Haapoja's garden makes tangible how our coexistence can manifest in audible and visible reciprocity but may also have unexpected, temporally and spatially removed affects. The technologies of mediation are laid bare here, yet as such they allow the viewer intimacy with rather than access to the trees and other co-inhabitants in the space.  This intimacy - unlike immersion - demands the acknowledgement of irreducible differences and, consequently, responses that may come in unpredictable and untranslatable forms. I take a deep breath and am viscerally entangled in the indeterminacy of communication and contagion that we - I, the trees, the soil, the other viewers - never really pre-exist.

(Fig.3 Elfving web) Essi Kausalainen. Lovers. 2017. Beyond Telepathy. Somerset House Studios. Photography by Tim Bowditch.

The air becomes thick - with projection and anticipation, messages inseparable from the means - around Haapoja's trees as in a recent performance by Essi Kausalainen. Lovers (2017) continues Kausalainen's work inspired by mychorriza, the symbiotic relationship between plants and fungi. In the performance the bodies of two performers never physically meet yet their distinct movements resonate with one another, not unlike the voices of the two singers framing this event of coming together. Like in the case of plants and fungi, symbiotic co-becoming does not imply fusion as opposed to detachment. Nor does it happen merely in embodied entanglements but also across complex spatial and even temporal distances. The air between is charged as a space of encounter, no longer a void to be bridged but a medium necessary in co-dependence.

Kausalainen's performance does not so much attempt to capture - whether through embodied or narrative representation - the mychorriza as an alternative model of coexistence applicable to human relations. Rather, her series of performances appear as experiments with different practices and processes of co-dependence and communication. Empathic identification is not an option here, yet imaginary leaps and play with diverse means of mediation at hand - words, harmonies, tulips, office chairs - may allow for contagious openings of thought as well as sensibilities beyond sense making.

Transformative potentially to all the parties involved, compassion can thus become contagion that ruptures the aggressively guarded illusion of self-containment - not unlike the shared breath. Trouble surely lies in all contagions, with numerous dangers, yet also joy that comes with the capacity to breathe, to think, to write. After all, ‘single vision produces worse illusions than double visions or many-headed monsters’, as Haraway has argued (1991: 295).

A deep breath - in and out - no longer allows me simply to become centred. Rather I begin to pay closer attention to the plants that I attempt to breathe better with. They can never fully exorcise the trouble. The research on the air cleaning qualities of houseplants has entwined with the instrumentalisation of plants in the construction of inhabitable new colonies. How else could we approach these generous green cohabitants of ours? My much loved albeit awkward monstera plant comes to mind, as I have yet to find information on its purifying properties. What is so monstrous about it?

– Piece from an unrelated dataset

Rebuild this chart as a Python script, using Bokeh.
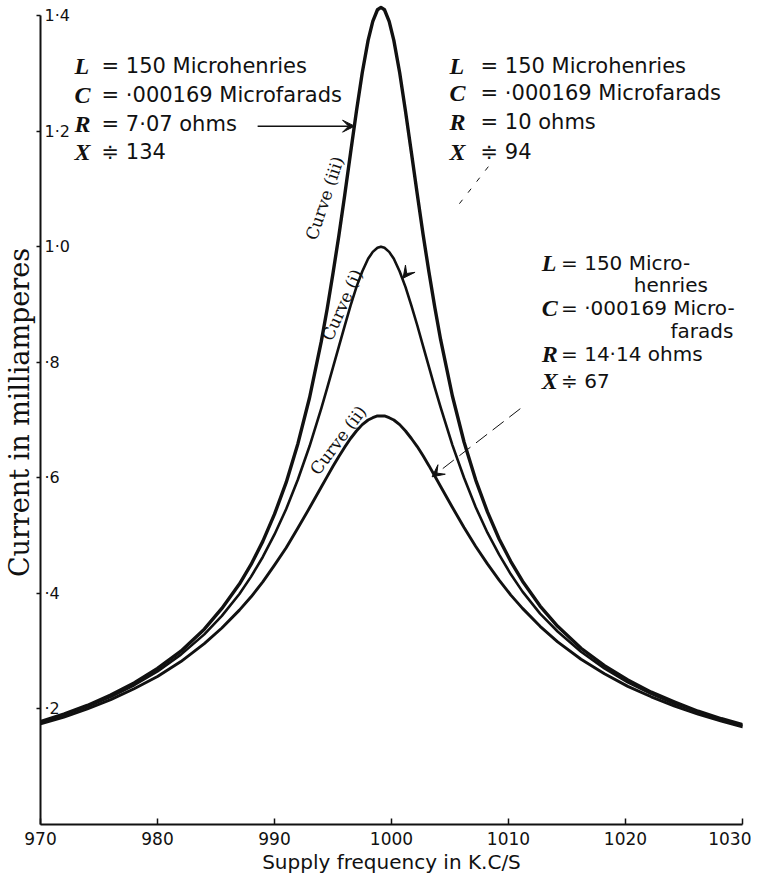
import math
from bokeh.plotting import figure
from bokeh.models import Label, Arrow, VeeHead, FixedTicker
from bokeh.core.properties import value
from bokeh.embed import file_html
from bokeh.resources import INLINE

# ---------------- data ----------------
freq_kcs = [970, 972, 974, 976, 978, 980, 982, 984, 985.5, 987, 988, 989, 990, 991,
            992, 993, 994, 994.5, 995, 995.5, 996, 996.5, 997, 997.5, 998, 998.4,
            998.8, 999.1, 999.4, 999.8, 1000.2, 1000.7, 1001.2, 1001.7, 1002.2,
            1002.7, 1003.2, 1003.7, 1004.2, 1005.2, 1006.2, 1007.2, 1008.2, 1009.2,
            1010.2, 1011.2, 1012.7, 1014.2, 1016.2, 1018.2, 1020.2, 1022.2, 1024.2,
            1026.2, 1028.2, 1030]
# Curve (iii): R = 7.07 ohms
current_iii = [0.178, 0.191, 0.206, 0.224, 0.245, 0.270, 0.300, 0.338, 0.374, 0.416,
               0.450, 0.490, 0.537, 0.592, 0.659, 0.739, 0.836, 0.892, 0.954, 1.019,
               1.089, 1.162, 1.234, 1.301, 1.357, 1.390, 1.410, 1.414, 1.410, 1.390,
               1.357, 1.301, 1.234, 1.163, 1.091, 1.021, 0.956, 0.895, 0.839, 0.742,
               0.662, 0.596, 0.541, 0.494, 0.455, 0.421, 0.378, 0.343, 0.305, 0.275,
               0.250, 0.229, 0.212, 0.196, 0.183, 0.173]
# Curve (i): R = 10 ohms
current_i = [0.177, 0.190, 0.204, 0.221, 0.241, 0.265, 0.294, 0.329, 0.361, 0.399,
             0.429, 0.463, 0.502, 0.546, 0.597, 0.655, 0.720, 0.755, 0.791, 0.827,
             0.863, 0.898, 0.930, 0.957, 0.979, 0.991, 0.998, 1.000, 0.998, 0.991,
             0.979, 0.957, 0.930, 0.898, 0.864, 0.828, 0.792, 0.756, 0.722, 0.657,
             0.600, 0.549, 0.505, 0.467, 0.433, 0.403, 0.365, 0.334, 0.299, 0.270,
             0.246, 0.226, 0.209, 0.195, 0.182, 0.172]
# Curve (ii): R = 14.14 ohms
current_ii = [0.174, 0.186, 0.200, 0.216, 0.235, 0.256, 0.282, 0.313, 0.340, 0.371,
              0.394, 0.420, 0.449, 0.479, 0.513, 0.548, 0.584, 0.602, 0.620, 0.637,
              0.653, 0.668, 0.681, 0.692, 0.700, 0.704, 0.707, 0.707, 0.707, 0.704,
              0.700, 0.692, 0.681, 0.668, 0.654, 0.638, 0.621, 0.603, 0.585, 0.549,
              0.514, 0.481, 0.451, 0.423, 0.397, 0.374, 0.343, 0.316, 0.286, 0.261,
              0.239, 0.221, 0.205, 0.191, 0.179, 0.169]

x_ticks = [970, 980, 990, 1000, 1010, 1020, 1030]
y_ticks = [0.2, 0.4, 0.6, 0.8, 1.0, 1.2, 1.4]
y_tick_labels = ["·2", "·4", "·6", "·8", "1·0", "1·2", "1·4"]

x_title = "Supply frequency in K.C/S"
y_title = "Current in milliamperes"

block_letters = ["L", "C", "R", "X"]
block1_text = ["= 150 Microhenries", "= ·000169 Microfarads", "= 7·07 ohms", "≑ 134"]
block2_text = ["= 150 Microhenries", "= ·000169 Microfarads", "= 10 ohms", "≑ 94"]
block3_text = ["= 150 Micro-", "= ·000169 Micro-", "= 14·14 ohms", "≑ 67"]
curve_names = ["Curve (iii)", "Curve (i)", "Curve (ii)"]

# ---------------- figure ----------------
p = figure(width=751, height=876, output_backend="svg", toolbar_location=None,
           x_range=(970, 1030), y_range=(0, 1.426),
           min_border_left=38, min_border_right=9, min_border_top=0,
           min_border_bottom=48)
p.outline_line_color = None
p.grid.visible = False
p.background_fill_color = "white"
p.border_fill_color = "white"

INK = "#111111"

# x axis
p.xaxis.ticker = FixedTicker(ticks=x_ticks)
p.xaxis.major_tick_in = 6
p.xaxis.major_tick_out = 0
p.xaxis.minor_tick_line_color = None
p.xaxis.axis_line_width = 2
p.xaxis.axis_line_color = INK
p.xaxis.major_tick_line_color = INK
p.xaxis.major_tick_line_width = 1.5
p.xaxis.major_label_standoff = 7
p.xaxis.major_label_text_font = "DejaVu Sans"
p.xaxis.major_label_text_font_size = "17px"
p.xaxis.major_label_text_color = INK
p.xaxis.axis_label = x_title
p.xaxis.axis_label_text_font = "DejaVu Sans"
p.xaxis.axis_label_text_font_size = "20px"
p.xaxis.axis_label_text_font_style = "normal"
p.xaxis.axis_label_text_color = INK
p.xaxis.axis_label_standoff = 2

# y axis (its tick labels are drawn inside the frame, see below)
p.yaxis.ticker = FixedTicker(ticks=y_ticks)
p.yaxis.bounds = (0, 1.4)
p.yaxis.major_tick_in = 0
p.yaxis.major_tick_out = 4
p.yaxis.minor_tick_line_color = None
p.yaxis.axis_line_width = 2
p.yaxis.axis_line_color = INK
p.yaxis.major_tick_line_color = INK
p.yaxis.major_tick_line_width = 1.5
p.yaxis.major_label_text_color = None
p.yaxis.major_label_text_font_size = "0px"
p.yaxis.major_label_standoff = 0
p.yaxis.axis_label = y_title
p.yaxis.axis_label_text_font = "DejaVu Serif"
p.yaxis.axis_label_text_font_size = "27px"
p.yaxis.axis_label_text_font_style = "normal"
p.yaxis.axis_label_text_color = INK
p.yaxis.axis_label_standoff = 2

p.text(x=[x_ticks[0]] * len(y_ticks), y=y_ticks, text=y_tick_labels,
       x_offset=4, text_font=value("DejaVu Sans"), text_font_size=value("16px"),
       text_align="left", text_baseline="middle", text_color=INK)

# curves
p.line(freq_kcs, current_iii, line_width=3.4, line_color=INK, line_join="round", line_cap="round")
p.line(freq_kcs, current_i, line_width=2.6, line_color=INK, line_join="round", line_cap="round")
p.line(freq_kcs, current_ii, line_width=2.9, line_color=INK, line_join="round", line_cap="round")


# helpers: reference-picture pixel position -> data position (annotations only)
def rx(px):
    return 970 + (px - 38) / 12.07


def ry(py):
    return (834 - py) / 585


def add_text(px, py, text, font="DejaVu Sans", size="21px", style="normal",
             angle=0.0, align="left"):
    p.add_layout(Label(x=rx(px), y=ry(py), text=text, text_font=font,
                       text_font_size=size, text_font_style=style,
                       text_align=align, text_baseline="middle", angle=angle,
                       text_color=INK))


def add_block(lx, tx, rows, texts, size="21px"):
    for letter, txt, yy in zip(block_letters, texts, rows):
        add_text(lx, yy, letter, font="Liberation Serif", size="24px", style="bold italic")
        add_text(tx, yy, txt, size=size)


add_block(73, 101, [66, 95, 125, 153], block1_text)
add_block(460, 492, [66, 93, 123, 153], block2_text)
add_block(555, 575, [266, 311, 358, 385], block3_text, size="20px")
add_text(650, 288, "henries", size="20px")
add_text(688, 334, "farads", size="20px")

# curve labels
add_text(331, 200, curve_names[0], font="DejaVu Serif", size="17px",
         angle=math.radians(71.5), align="center")
add_text(349, 308, curve_names[1], font="DejaVu Serif", size="17px",
         angle=math.radians(66), align="center")
add_text(345, 445, curve_names[2], font="DejaVu Serif", size="17px",
         angle=math.radians(53), align="center")

# arrow from block 1 to curve (iii)
p.add_layout(Arrow(x_start=rx(262), y_start=ry(127), x_end=rx(362), y_end=ry(127),
                   line_width=1.5, line_color=INK,
                   end=VeeHead(size=12, fill_color=INK, line_color=INK)))
# dotted leader from block 2 towards curve (i)
p.add_layout(Arrow(x_start=rx(500), y_start=ry(168), x_end=rx(465), y_end=ry(212),
                   line_width=1, line_color=INK, line_dash="5 9", end=None))
p.add_layout(Arrow(x_start=rx(422), y_start=ry(268), x_end=rx(412), y_end=ry(281),
                   line_width=1, line_color=INK, line_alpha=0.0,
                   end=VeeHead(size=12, fill_color=INK, line_color=INK)))
# dashed leader from block 3 to curve (ii)
p.add_layout(Arrow(x_start=rx(533), y_start=ry(413), x_end=rx(442), y_end=ry(482),
                   line_width=1, line_color=INK, line_dash="14 7",
                   end=VeeHead(size=12, fill_color=INK, line_color=INK, line_dash="solid")))

open("out.html", "w").write(file_html(p, INLINE))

‘The promise of monsters is a regenerative politics, an invitation to explore new

ways of being in touch, new forms of becoming, new possibilities for kinship, alliance,

and change’, Karen Barad writes (2015, 410). Rather than aiming at cleaning and restoring some lost state of purity, or an imagined original balance and order, this is a call to weave novel relations. It is a matter of care and responsibility - responsiveness and respect - also for that which troubles. The entanglement of our fates and the attentiveness this demands, is way more complex than any service or barter economy. My codependence with the monstera is simply not scalable to any, however sophisticated, carbon exchange.

For collaborative survival at the time of mass extinctions, we need to protect the existing and build new refuges for diversity, Anna Tsing argues. Contamination is what makes diversity, she writes about mychorriza (2015: 29). These refuges cannot therefore be escapes, enclosures, exceptions, elsewhere. The breathlessness, lived by so many today, is not merely a matter of air purity and climate control - quite the contrary, perhaps. Sealed units cannot breathe. My writing has to then also become a breathing practice.

 

(Fig.4 Elfving web) Essi Kausalainen. Lovers. 2017. Beyond Telepathy. Somerset House Studios. Photography by Tim Bowditch.

Works cited

 

Barad, Karen. 2015. ‘Trans*/Matter/Realities and Queer Political Imaginings’, in GLQ: A Journal of Lesbian and Gay Studies. Vol. 21. No. 2-3, pp. 387-422.

 

Elfving, Taru & Haapoja, Terike. 2016. Altern Ecologies. Emergent Perspectives on the Ecological Threshold at the 55th Venice Biennale. Helsinki: Frame Contemporary Art Finland.

 

Haraway, Donna. 1991. Simians, Cyborgs and Women: The Reinvention of Nature. London: Free Association.

 

Irigaray, Luce. 2016. Through Vegetal Being. New York: Columbia University Press.

 

Tsing, Anna. 2015. The Mushroom at the End of the World: On the Possibility of Life in Capitalist Ruins. Princeton: Princeton University Press.